Selon le Traité, ces lieux des valeurs correspondent aux lieux de l’accident des Topiques d’Aristote (ibid., p. 113). Ils opèrent donc, dans leur principe, sur un domaine plus vaste que celui des valeurs.

2. Topique aristotélicienne du préférable

Les lieux propres au préférable ou lieux propres sont les lieux qui s’appliquent aux valeurs. Ils sont présentés sous la même forme dans les Topiques d’Aristote (L. III) et dans sa Rhétorique (I, 7).

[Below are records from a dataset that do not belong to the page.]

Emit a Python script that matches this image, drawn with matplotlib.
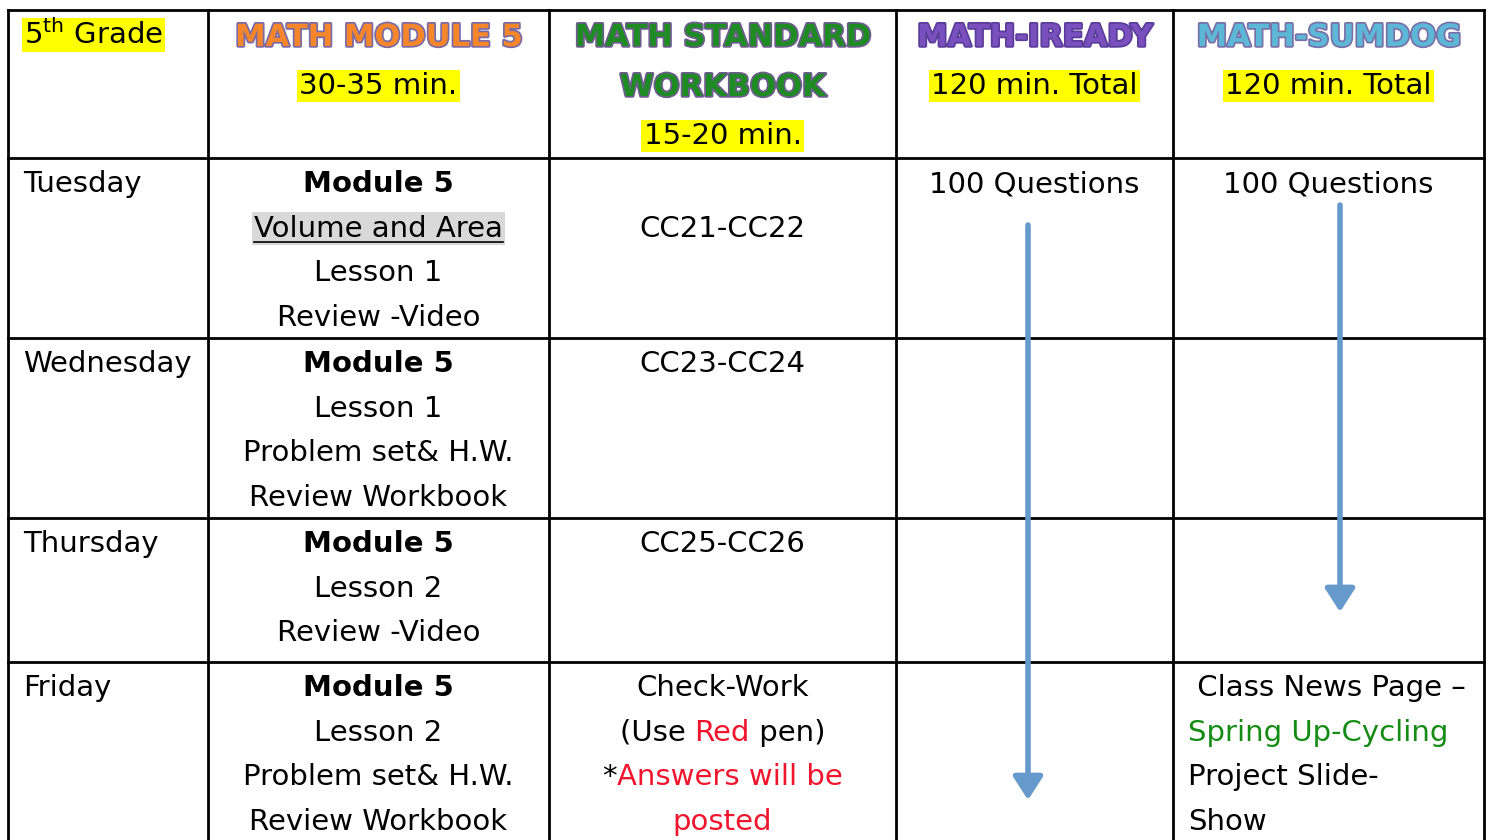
import matplotlib.pyplot as plt
import matplotlib.patheffects as pe

W, H = 1489, 840

# table content
header_titles = ["", "MATH MODULE 5", "MATH STANDARD\nWORKBOOK", "MATH-IREADY", "MATH-SUMDOG"]
title_fill = ["", "#F5862A", "#1E8C23", "#7A50BE", "#5DB7D6"]
title_edge = ["", "#7A6AA8", "#6E5C8E", "#5A3C9A", "#7A70A8"]
header_times = ["", "30-35 min.", "15-20 min.", "120 min. Total", "120 min. Total"]
days = ["Tuesday", "Wednesday", "Thursday", "Friday"]

BLACK, RED, GREEN = "black", "#F0142C", "#148C14"

module_cells = [
    ["*Module 5", "~Volume and Area", "Lesson 1", "Review -Video"],
    ["*Module 5", "Lesson 1", "Problem set& H.W.", "Review Workbook"],
    ["*Module 5", "Lesson 2", "Review -Video"],
    ["*Module 5", "Lesson 2", "Problem set& H.W.", "Review Workbook"],
]
workbook_cells = [
    ["", "CC21-CC22"],
    ["CC23-CC24"],
    ["CC25-CC26"],
    ["Check-Work",
     [("(Use ", BLACK), ("Red", RED), (" pen)", BLACK)],
     [("*", BLACK), ("Answers will be", RED)],
     [("posted", RED)]],
]
iready_cells = [["100 Questions"], [], [], []]
sumdog_cells = [["100 Questions"], [], [],
                [[(" Class News Page \u2013", BLACK)],
                 [("Spring Up-Cycling", GREEN)],
                 "Project Slide-", "Show"]]
sumdog_align = ["center", "center", "center", "left"]

# continuation arrows: (column, x, start y, end y)
arrows = [(3, 1028, 225, 800), (4, 1340, 205, 612)]

# layout
col_edges = [8, 208, 549, 896, 1173, 1484]
row_edges = [10, 158, 338, 518, 662, 860]
line_gap = 44.7
first_line = 25
base_off = 9
body_size = 21

plt.rcParams['font.family'] = ['DejaVu Sans']
plt.rcParams['mathtext.fontset'] = 'custom'
plt.rcParams['mathtext.rm'] = 'DejaVu Sans'

fig = plt.figure(figsize=(W / 100, H / 100), dpi=100)
ax = fig.add_axes([0, 0, 1, 1])
ax.set_xlim(0, W)
ax.set_ylim(H, 0)
ax.axis('off')
renderer = fig.canvas.get_renderer()


def draw_line(x, y, parts, ha='center', size=body_size, weight='normal', bbox=None):
    if isinstance(parts, str):
        parts = [(parts, BLACK)]
    texts, widths = [], []
    for s, c in parts:
        t = ax.text(0, y, s, color=c, fontsize=size, fontweight=weight,
                    ha='left', va='baseline', bbox=bbox)
        texts.append(t)
        widths.append(t.get_window_extent(renderer).width)
    total = sum(widths)
    x0 = x - total / 2 if ha == 'center' else x
    start = x0
    for t, w in zip(texts, widths):
        t.set_x(x0)
        x0 += w
    return start, total


def draw_cell(col, row, lines, ha='center'):
    top = row_edges[row]
    for i, line in enumerate(lines):
        if line == "" or line == []:
            continue
        y = top + first_line + i * line_gap + base_off
        weight, bbox = 'normal', None
        if isinstance(line, str) and line.startswith("*") and len(line) > 1 and line[1] != "A":
            line, weight = line[1:], 'bold'
        if isinstance(line, str) and line.startswith("~"):
            line = line[1:]
            bbox = dict(boxstyle='square,pad=0.08', fc='#D9D9D9', ec='none')
        if ha == 'center':
            x = (col_edges[col] + col_edges[col + 1]) / 2
        else:
            x = col_edges[col] + 15
        x0, w = draw_line(x, y, line, ha=ha, weight=weight, bbox=bbox)
        if bbox is not None:
            ax.plot([x0, x0 + w], [y + 5, y + 5], color='black', lw=1.2, zorder=5)


# header row
draw_line(24, first_line + row_edges[0] + base_off, r"5$^{\mathrm{th}}$ Grade", ha='left',
          bbox=dict(boxstyle='square,pad=0.06', fc='yellow', ec='none'))
for c in range(1, 5):
    xc = (col_edges[c] + col_edges[c + 1]) / 2
    n = 0
    for j, s in enumerate(header_titles[c].split("\n")):
        y = row_edges[0] + first_line + j * 50 + 11
        ax.text(xc, y, s, color=title_fill[c], fontsize=22, fontweight='bold',
                ha='center', va='baseline',
                path_effects=[pe.withStroke(linewidth=2.5, foreground=title_edge[c])])
        n = j + 1
    y = row_edges[0] + first_line + n * 50 + base_off
    draw_line(xc, y, header_times[c],
              bbox=dict(boxstyle='square,pad=0.08', fc='yellow', ec='none'))

# body rows
for r in range(4):
    draw_cell(0, r + 1, [days[r]], ha='left')
    draw_cell(1, r + 1, module_cells[r])
    draw_cell(2, r + 1, workbook_cells[r])
    draw_cell(3, r + 1, iready_cells[r])
    draw_cell(4, r + 1, sumdog_cells[r], ha=sumdog_align[r])

# grid lines
for x in col_edges:
    ax.plot([x, x], [row_edges[0], row_edges[-1]], color='black', lw=2)
for y in row_edges[:-1]:
    ax.plot([col_edges[0], col_edges[-1]], [y, y], color='black', lw=2)

for col, x, y0, y1 in arrows:
    ax.annotate('', xy=(x, y1), xytext=(x, y0),
                arrowprops=dict(arrowstyle='-|>,head_width=0.45,head_length=0.7',
                                mutation_scale=20, color='#6699CC', lw=4,
                                shrinkA=0, shrinkB=0))

fig.savefig('out.png', dpi=100)
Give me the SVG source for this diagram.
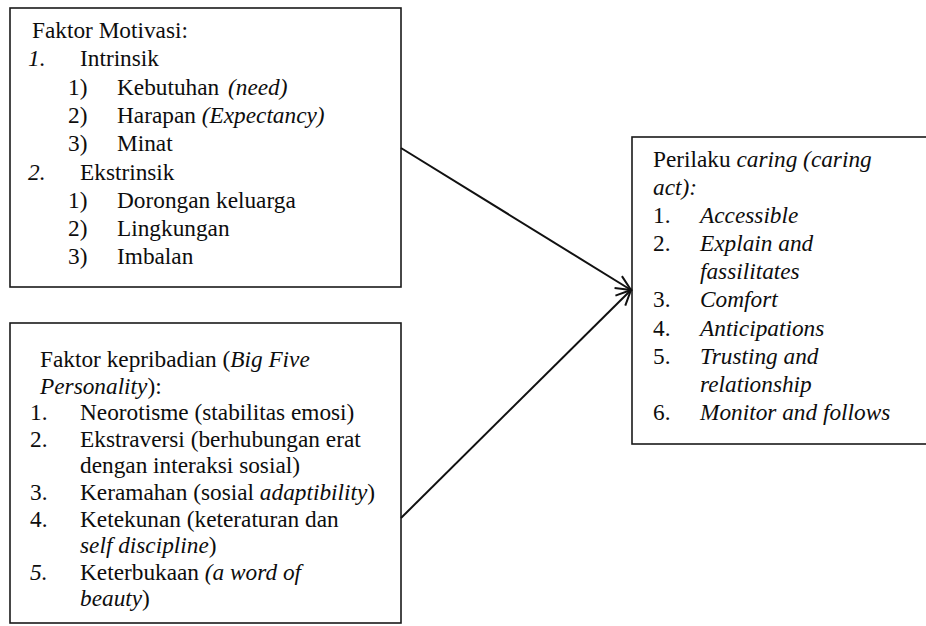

De Pater propose le tableau suivant (p. 126) :

Est préférable, meilleur : Topiques Rhétorique
1. Ce que choisirait plutôt l’homme prudent 116a14 1364b11-12
2. Ce qui relève d’une meilleure science 116a21-22 1364b10
3. Ce qui est désirable en soi (santé, non gymnastique) 116a29-30 1364b3-5
4. Le possible plus que l’impossible 116a26 1365a35
5. Ce dont la privation est plus sensible 117b4-7 1364a31
6. Ce qui est plus difficile 117b28-29 1364a29
7. De deux choses ajoutées à une même troisième, celle qui rend le tout plus grand (ou meilleur) 118a31, b10 1365b13

Comme tous les autres lieux, les lieux du préférable jouent leur rôle de loi de passage (De Pater, 1965, p. 164). Dans la mesure où les préférences et les valeurs imbibent l’action et le discours ordinaires, les lieux dits propres à ce domaine du préférable sont des lieux communs de la parole ordinaire.

Les modes de justification du préférable correspondent aux collocations favorites des verbes préférer, choisir…. Il est donc possible de les déterminer empiriquement, dans une langue donnée.


[1] La Fontaine, Le savetier et le financier.